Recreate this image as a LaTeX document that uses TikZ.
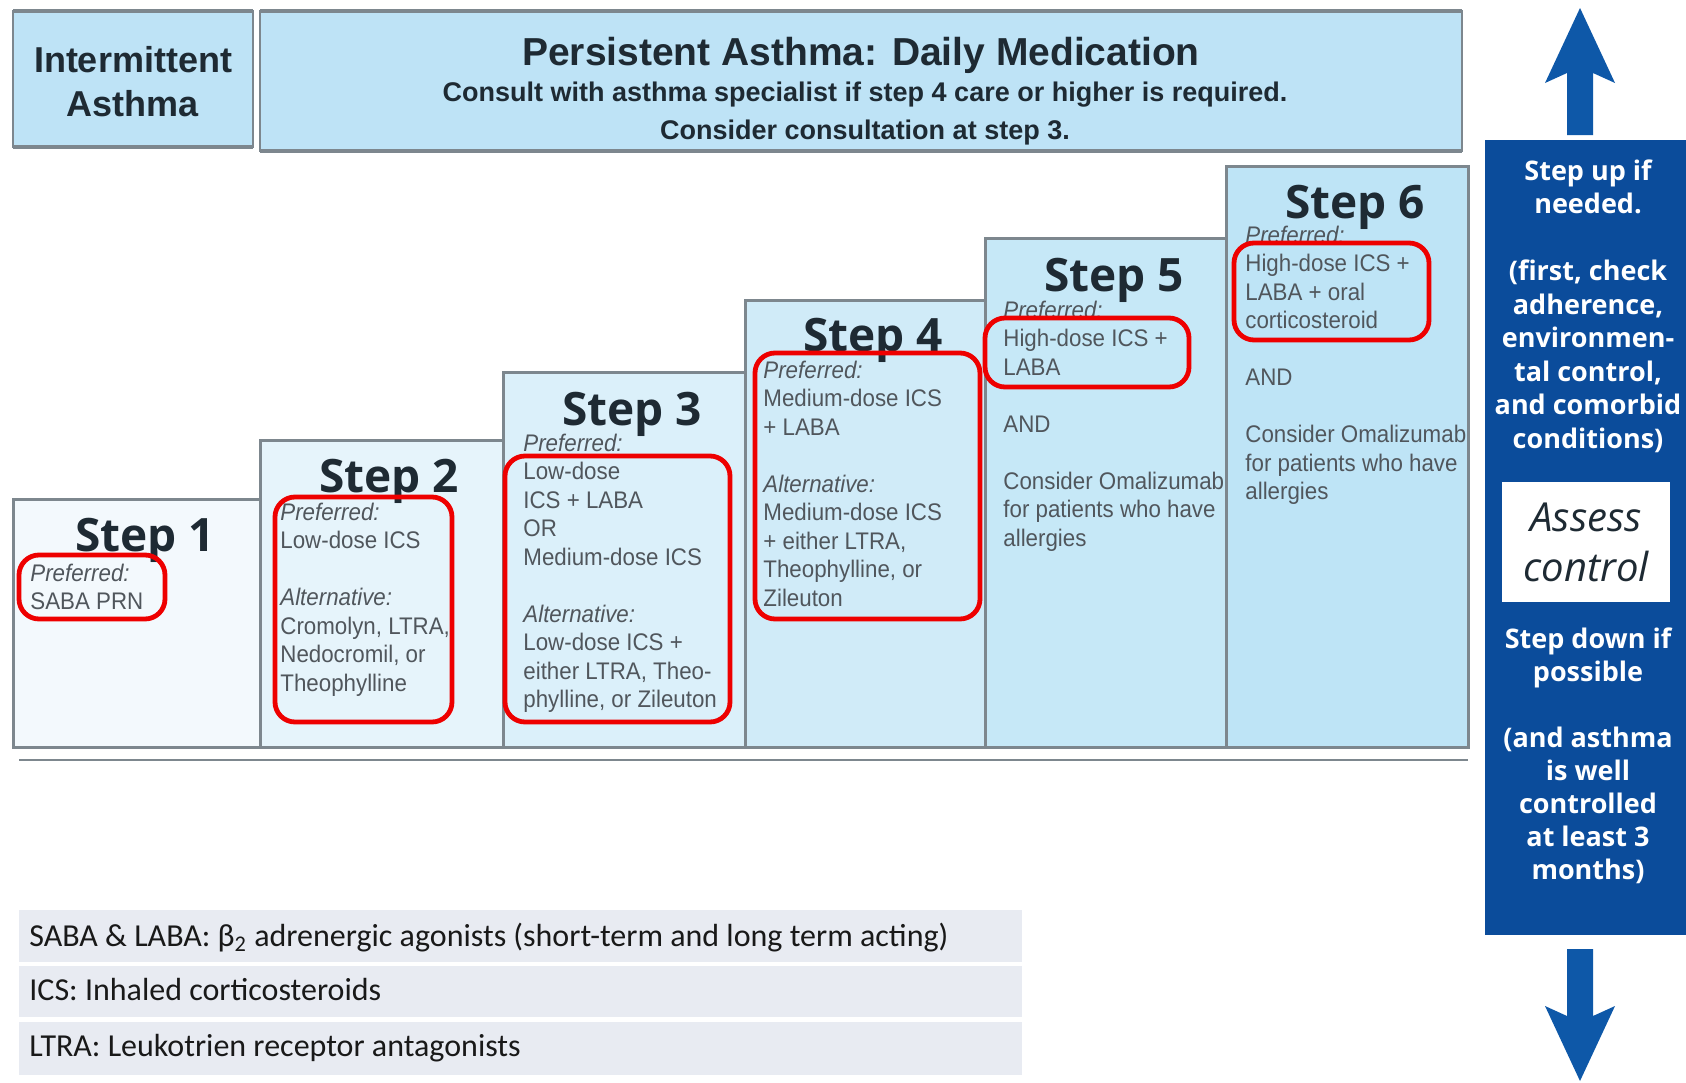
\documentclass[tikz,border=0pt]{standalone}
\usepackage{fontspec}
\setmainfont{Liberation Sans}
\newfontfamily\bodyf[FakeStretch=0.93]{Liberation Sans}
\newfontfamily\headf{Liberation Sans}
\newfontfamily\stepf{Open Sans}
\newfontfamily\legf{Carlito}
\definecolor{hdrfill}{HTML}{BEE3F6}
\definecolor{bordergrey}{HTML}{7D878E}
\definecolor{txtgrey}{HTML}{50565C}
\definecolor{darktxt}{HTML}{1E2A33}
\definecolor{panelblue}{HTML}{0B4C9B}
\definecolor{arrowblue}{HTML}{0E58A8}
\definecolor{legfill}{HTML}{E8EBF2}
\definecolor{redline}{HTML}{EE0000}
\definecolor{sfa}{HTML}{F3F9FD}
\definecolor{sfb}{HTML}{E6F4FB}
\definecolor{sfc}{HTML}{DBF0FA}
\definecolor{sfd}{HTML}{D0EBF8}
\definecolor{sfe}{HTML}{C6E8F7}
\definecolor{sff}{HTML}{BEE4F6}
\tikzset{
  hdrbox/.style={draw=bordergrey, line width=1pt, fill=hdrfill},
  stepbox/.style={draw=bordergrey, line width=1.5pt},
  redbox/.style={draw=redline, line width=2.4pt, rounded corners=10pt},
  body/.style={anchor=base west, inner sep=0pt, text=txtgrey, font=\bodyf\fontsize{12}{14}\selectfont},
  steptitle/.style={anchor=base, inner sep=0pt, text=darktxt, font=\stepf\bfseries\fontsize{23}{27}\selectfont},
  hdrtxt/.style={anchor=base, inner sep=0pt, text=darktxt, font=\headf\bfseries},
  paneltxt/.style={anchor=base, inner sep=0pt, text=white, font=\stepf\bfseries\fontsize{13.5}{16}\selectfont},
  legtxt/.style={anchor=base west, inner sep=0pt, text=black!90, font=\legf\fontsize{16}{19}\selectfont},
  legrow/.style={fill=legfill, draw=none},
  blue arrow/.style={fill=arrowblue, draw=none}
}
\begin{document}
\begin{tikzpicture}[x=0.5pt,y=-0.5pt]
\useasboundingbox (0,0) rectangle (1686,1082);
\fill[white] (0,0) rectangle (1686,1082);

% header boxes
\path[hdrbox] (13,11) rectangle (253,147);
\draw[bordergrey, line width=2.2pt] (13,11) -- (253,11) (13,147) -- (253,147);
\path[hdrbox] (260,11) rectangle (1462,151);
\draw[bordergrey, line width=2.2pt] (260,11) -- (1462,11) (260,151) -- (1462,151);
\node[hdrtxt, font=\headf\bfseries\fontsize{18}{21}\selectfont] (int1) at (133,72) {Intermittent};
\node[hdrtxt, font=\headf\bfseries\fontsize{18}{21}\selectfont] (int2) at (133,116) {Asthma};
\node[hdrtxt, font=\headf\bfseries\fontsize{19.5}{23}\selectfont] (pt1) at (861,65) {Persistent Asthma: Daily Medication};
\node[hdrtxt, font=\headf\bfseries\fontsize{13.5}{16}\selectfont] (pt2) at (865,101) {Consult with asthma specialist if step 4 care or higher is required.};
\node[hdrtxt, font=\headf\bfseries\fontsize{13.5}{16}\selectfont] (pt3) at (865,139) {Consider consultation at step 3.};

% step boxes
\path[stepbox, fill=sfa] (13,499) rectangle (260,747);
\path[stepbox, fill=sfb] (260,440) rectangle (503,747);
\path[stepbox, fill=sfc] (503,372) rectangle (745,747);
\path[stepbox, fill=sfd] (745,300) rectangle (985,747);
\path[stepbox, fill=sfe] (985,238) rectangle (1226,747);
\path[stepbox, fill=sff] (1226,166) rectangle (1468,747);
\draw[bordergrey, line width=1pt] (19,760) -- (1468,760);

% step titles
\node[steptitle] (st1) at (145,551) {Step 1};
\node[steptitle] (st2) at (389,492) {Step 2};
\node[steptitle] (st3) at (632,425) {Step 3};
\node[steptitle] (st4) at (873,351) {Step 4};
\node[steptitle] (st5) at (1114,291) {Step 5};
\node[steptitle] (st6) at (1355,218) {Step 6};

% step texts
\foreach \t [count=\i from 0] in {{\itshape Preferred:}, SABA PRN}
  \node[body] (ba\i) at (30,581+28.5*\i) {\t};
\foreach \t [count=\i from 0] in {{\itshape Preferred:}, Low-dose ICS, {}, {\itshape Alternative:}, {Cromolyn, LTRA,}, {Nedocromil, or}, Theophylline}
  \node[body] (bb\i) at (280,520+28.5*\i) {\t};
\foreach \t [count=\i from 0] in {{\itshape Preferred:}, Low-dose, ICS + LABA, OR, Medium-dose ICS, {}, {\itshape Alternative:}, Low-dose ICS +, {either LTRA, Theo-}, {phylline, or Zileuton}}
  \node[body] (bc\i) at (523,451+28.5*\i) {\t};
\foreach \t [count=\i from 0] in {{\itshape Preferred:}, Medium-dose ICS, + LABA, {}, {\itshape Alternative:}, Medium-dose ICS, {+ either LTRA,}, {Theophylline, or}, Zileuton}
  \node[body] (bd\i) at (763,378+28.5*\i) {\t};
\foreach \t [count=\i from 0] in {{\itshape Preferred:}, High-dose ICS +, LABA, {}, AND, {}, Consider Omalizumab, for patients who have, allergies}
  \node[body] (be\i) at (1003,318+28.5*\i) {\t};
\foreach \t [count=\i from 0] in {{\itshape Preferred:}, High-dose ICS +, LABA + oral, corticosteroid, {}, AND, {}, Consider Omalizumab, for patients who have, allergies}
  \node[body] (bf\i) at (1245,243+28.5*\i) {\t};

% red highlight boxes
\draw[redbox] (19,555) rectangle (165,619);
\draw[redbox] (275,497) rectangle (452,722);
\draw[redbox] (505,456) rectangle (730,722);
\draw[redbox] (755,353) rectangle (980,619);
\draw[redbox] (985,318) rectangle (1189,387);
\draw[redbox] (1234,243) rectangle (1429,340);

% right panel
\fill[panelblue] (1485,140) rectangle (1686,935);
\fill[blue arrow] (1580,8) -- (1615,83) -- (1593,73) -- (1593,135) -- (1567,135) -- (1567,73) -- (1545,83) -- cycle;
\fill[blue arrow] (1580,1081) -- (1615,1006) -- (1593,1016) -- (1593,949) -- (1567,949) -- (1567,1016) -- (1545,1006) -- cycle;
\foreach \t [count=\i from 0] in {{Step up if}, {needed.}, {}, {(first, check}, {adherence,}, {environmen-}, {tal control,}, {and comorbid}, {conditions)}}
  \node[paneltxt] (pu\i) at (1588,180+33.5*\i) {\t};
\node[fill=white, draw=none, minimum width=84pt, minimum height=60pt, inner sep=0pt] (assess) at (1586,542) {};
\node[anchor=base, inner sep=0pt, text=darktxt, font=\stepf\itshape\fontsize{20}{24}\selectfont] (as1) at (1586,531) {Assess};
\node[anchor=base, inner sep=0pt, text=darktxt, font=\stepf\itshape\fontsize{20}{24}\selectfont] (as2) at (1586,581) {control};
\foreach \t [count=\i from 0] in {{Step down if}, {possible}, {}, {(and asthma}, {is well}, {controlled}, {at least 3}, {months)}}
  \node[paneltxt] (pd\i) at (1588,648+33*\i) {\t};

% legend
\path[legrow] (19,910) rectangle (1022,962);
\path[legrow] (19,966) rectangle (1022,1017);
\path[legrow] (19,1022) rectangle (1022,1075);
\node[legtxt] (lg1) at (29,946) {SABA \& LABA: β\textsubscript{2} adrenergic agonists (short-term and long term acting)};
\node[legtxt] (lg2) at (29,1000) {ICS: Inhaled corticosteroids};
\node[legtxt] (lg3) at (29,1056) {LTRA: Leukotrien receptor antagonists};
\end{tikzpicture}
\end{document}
.....
→ Aim of the exercise
Leave out the pictures and output the rest of the material exactly as written.

→ Final result
Recreate this image as a LaTeX document that uses TikZ.
\documentclass[tikz,border=0pt]{standalone}
\usepackage{fontspec}
\setmainfont{Liberation Sans}
\newfontfamily\bodyf[FakeStretch=0.93]{Liberation Sans}
\newfontfamily\headf{Liberation Sans}
\newfontfamily\stepf{Open Sans}
\newfontfamily\legf{Carlito}
\definecolor{hdrfill}{HTML}{BEE3F6}
\definecolor{bordergrey}{HTML}{7D878E}
\definecolor{txtgrey}{HTML}{50565C}
\definecolor{darktxt}{HTML}{1E2A33}
\definecolor{panelblue}{HTML}{0B4C9B}
\definecolor{arrowblue}{HTML}{0E58A8}
\definecolor{legfill}{HTML}{E8EBF2}
\definecolor{redline}{HTML}{EE0000}
\definecolor{sfa}{HTML}{F3F9FD}
\definecolor{sfb}{HTML}{E6F4FB}
\definecolor{sfc}{HTML}{DBF0FA}
\definecolor{sfd}{HTML}{D0EBF8}
\definecolor{sfe}{HTML}{C6E8F7}
\definecolor{sff}{HTML}{BEE4F6}
\tikzset{
  hdrbox/.style={draw=bordergrey, line width=1pt, fill=hdrfill},
  stepbox/.style={draw=bordergrey, line width=1.5pt},
  redbox/.style={draw=redline, line width=2.4pt, rounded corners=10pt},
  body/.style={anchor=base west, inner sep=0pt, text=txtgrey, font=\bodyf\fontsize{12}{14}\selectfont},
  steptitle/.style={anchor=base, inner sep=0pt, text=darktxt, font=\stepf\bfseries\fontsize{23}{27}\selectfont},
  hdrtxt/.style={anchor=base, inner sep=0pt, text=darktxt, font=\headf\bfseries},
  paneltxt/.style={anchor=base, inner sep=0pt, text=white, font=\stepf\bfseries\fontsize{13.5}{16}\selectfont},
  legtxt/.style={anchor=base west, inner sep=0pt, text=black!90, font=\legf\fontsize{16}{19}\selectfont},
  legrow/.style={fill=legfill, draw=none},
  blue arrow/.style={fill=arrowblue, draw=none}
}
\begin{document}
\begin{tikzpicture}[x=0.5pt,y=-0.5pt]
\useasboundingbox (0,0) rectangle (1686,1082);
\fill[white] (0,0) rectangle (1686,1082);

% header boxes
\path[hdrbox] (13,11) rectangle (253,147);
\draw[bordergrey, line width=2.2pt] (13,11) -- (253,11) (13,147) -- (253,147);
\path[hdrbox] (260,11) rectangle (1462,151);
\draw[bordergrey, line width=2.2pt] (260,11) -- (1462,11) (260,151) -- (1462,151);
\node[hdrtxt, font=\headf\bfseries\fontsize{18}{21}\selectfont] (int1) at (133,72) {Intermittent};
\node[hdrtxt, font=\headf\bfseries\fontsize{18}{21}\selectfont] (int2) at (133,116) {Asthma};
\node[hdrtxt, font=\headf\bfseries\fontsize{19.5}{23}\selectfont] (pt1) at (861,65) {Persistent Asthma: Daily Medication};
\node[hdrtxt, font=\headf\bfseries\fontsize{13.5}{16}\selectfont] (pt2) at (865,101) {Consult with asthma specialist if step 4 care or higher is required.};
\node[hdrtxt, font=\headf\bfseries\fontsize{13.5}{16}\selectfont] (pt3) at (865,139) {Consider consultation at step 3.};

% step boxes
\path[stepbox, fill=sfa] (13,499) rectangle (260,747);
\path[stepbox, fill=sfb] (260,440) rectangle (503,747);
\path[stepbox, fill=sfc] (503,372) rectangle (745,747);
\path[stepbox, fill=sfd] (745,300) rectangle (985,747);
\path[stepbox, fill=sfe] (985,238) rectangle (1226,747);
\path[stepbox, fill=sff] (1226,166) rectangle (1468,747);
\draw[bordergrey, line width=1pt] (19,760) -- (1468,760);

% step titles
\node[steptitle] (st1) at (145,551) {Step 1};
\node[steptitle] (st2) at (389,492) {Step 2};
\node[steptitle] (st3) at (632,425) {Step 3};
\node[steptitle] (st4) at (873,351) {Step 4};
\node[steptitle] (st5) at (1114,291) {Step 5};
\node[steptitle] (st6) at (1355,218) {Step 6};

% step texts
\foreach \t [count=\i from 0] in {{\itshape Preferred:}, SABA PRN}
  \node[body] (ba\i) at (30,581+28.5*\i) {\t};
\foreach \t [count=\i from 0] in {{\itshape Preferred:}, Low-dose ICS, {}, {\itshape Alternative:}, {Cromolyn, LTRA,}, {Nedocromil, or}, Theophylline}
  \node[body] (bb\i) at (280,520+28.5*\i) {\t};
\foreach \t [count=\i from 0] in {{\itshape Preferred:}, Low-dose, ICS + LABA, OR, Medium-dose ICS, {}, {\itshape Alternative:}, Low-dose ICS +, {either LTRA, Theo-}, {phylline, or Zileuton}}
  \node[body] (bc\i) at (523,451+28.5*\i) {\t};
\foreach \t [count=\i from 0] in {{\itshape Preferred:}, Medium-dose ICS, + LABA, {}, {\itshape Alternative:}, Medium-dose ICS, {+ either LTRA,}, {Theophylline, or}, Zileuton}
  \node[body] (bd\i) at (763,378+28.5*\i) {\t};
\foreach \t [count=\i from 0] in {{\itshape Preferred:}, High-dose ICS +, LABA, {}, AND, {}, Consider Omalizumab, for patients who have, allergies}
  \node[body] (be\i) at (1003,318+28.5*\i) {\t};
\foreach \t [count=\i from 0] in {{\itshape Preferred:}, High-dose ICS +, LABA + oral, corticosteroid, {}, AND, {}, Consider Omalizumab, for patients who have, allergies}
  \node[body] (bf\i) at (1245,243+28.5*\i) {\t};

% red highlight boxes
\draw[redbox] (19,555) rectangle (165,619);
\draw[redbox] (275,497) rectangle (452,722);
\draw[redbox] (505,456) rectangle (730,722);
\draw[redbox] (755,353) rectangle (980,619);
\draw[redbox] (985,318) rectangle (1189,387);
\draw[redbox] (1234,243) rectangle (1429,340);

% right panel
\fill[panelblue] (1485,140) rectangle (1686,935);
\fill[blue arrow] (1580,8) -- (1615,83) -- (1593,73) -- (1593,135) -- (1567,135) -- (1567,73) -- (1545,83) -- cycle;
\fill[blue arrow] (1580,1081) -- (1615,1006) -- (1593,1016) -- (1593,949) -- (1567,949) -- (1567,1016) -- (1545,1006) -- cycle;
\foreach \t [count=\i from 0] in {{Step up if}, {needed.}, {}, {(first, check}, {adherence,}, {environmen-}, {tal control,}, {and comorbid}, {conditions)}}
  \node[paneltxt] (pu\i) at (1588,180+33.5*\i) {\t};
\node[fill=white, draw=none, minimum width=84pt, minimum height=60pt, inner sep=0pt] (assess) at (1586,542) {};
\node[anchor=base, inner sep=0pt, text=darktxt, font=\stepf\itshape\fontsize{20}{24}\selectfont] (as1) at (1586,531) {Assess};
\node[anchor=base, inner sep=0pt, text=darktxt, font=\stepf\itshape\fontsize{20}{24}\selectfont] (as2) at (1586,581) {control};
\foreach \t [count=\i from 0] in {{Step down if}, {possible}, {}, {(and asthma}, {is well}, {controlled}, {at least 3}, {months)}}
  \node[paneltxt] (pd\i) at (1588,648+33*\i) {\t};

% legend
\path[legrow] (19,910) rectangle (1022,962);
\path[legrow] (19,966) rectangle (1022,1017);
\path[legrow] (19,1022) rectangle (1022,1075);
\node[legtxt] (lg1) at (29,946) {SABA \& LABA: β\textsubscript{2} adrenergic agonists (short-term and long term acting)};
\node[legtxt] (lg2) at (29,1000) {ICS: Inhaled corticosteroids};
\node[legtxt] (lg3) at (29,1056) {LTRA: Leukotrien receptor antagonists};
\end{tikzpicture}
\end{document}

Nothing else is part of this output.